Just for the record, I don't think any angry outburst is indicative of narcissism. It's the particular quality of this email, with its lengthy explanation to people of how they should do their job, and the faux concern for other applicants. ("I'm so enlightened that I'm looking out for those poor dupes too.") Also, the hints of paranoia and persecution complex. The company actually did keep in touch with him, and let him know the boss was traveling, but the moment they didn't keep to a tight deadline, he assumed *everyone* there had been lying to him as part of a company-wide conspiracy to screw him over. That rings bells for me.

If he had any emotional intelligence or ability to imagine himself in another person's position, he might have thought: "Gee, I'm really annoyed and feel screwed over by this. But wait a minute, they did say the boss is traveling. And they're a non-profit, so they might not have a ton of employees with extra time on their hands. And oh wait, maybe the fact that they're hiring a freakin' office assistant means that they're understaffed in things secretarial, so they won't be as good at keeping in touch until they actually hire someone. Maybe I should send them a polite note..."

There's a big difference between what you bitch about to your friends, and what you send to your prospective employer. Most people who really need jobs try to keep those separate.

Phoebe Maltz Bovy said...

I mean, the person seems nuts, and the email was entirely inappropriate. That much is clear. And I suppose you're right that a careful read of the email suggests something larger amiss. Lots of people would be annoyed not to hear back after interviews, but who would think to phrase things like that? Even dividing into two issues - the sending of the email and the thinking of the things in it, it does kind of look like much of the content, at least how it's phrased, would be odd to say even to a friend.

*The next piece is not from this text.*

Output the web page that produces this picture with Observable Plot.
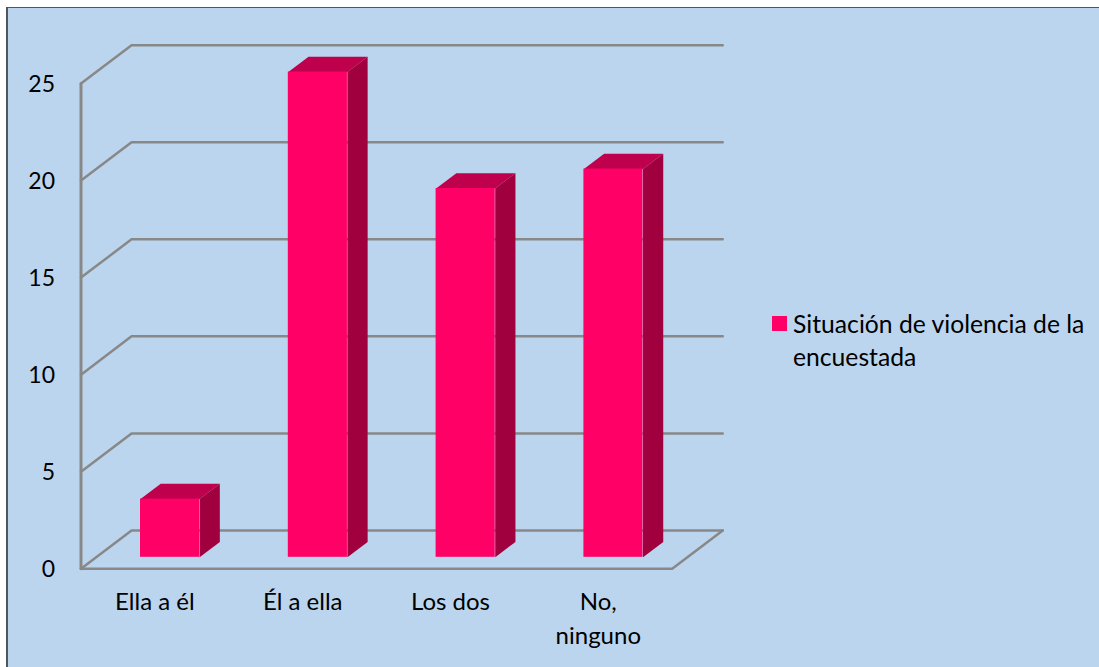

But argh, even so, the power asymmetry is what makes me feel at least a little bit sorry for the person, or at any rate sorry enough for the person that I don't find mockery from the perspective of the employer all that charming. Virtually anyone applying for an administrative job - and anyone that invested in getting a particular one - is sufficiently low on whichever totem pole that I'm just not comfortable laughing at such an individual from the perspective of those already employed, and at a higher level. And I wouldn't take the outburst to mean this person doesn't "really need" the job, but rather the contrary - thus the aggravation. Reasonable aggravation plus baseline unreasonableness equals that email.

And, the email aside, I don't think it's narcissism for an applicant for an admin job (or any job!) not to have a clear sense of what goes on behind the scenes, even if it seems obvious to those who are behind the scenes. There was reason enough not to send an email along those lines. But I don't think we can blame the applicant for not intuiting the invisible reasons behind the delay.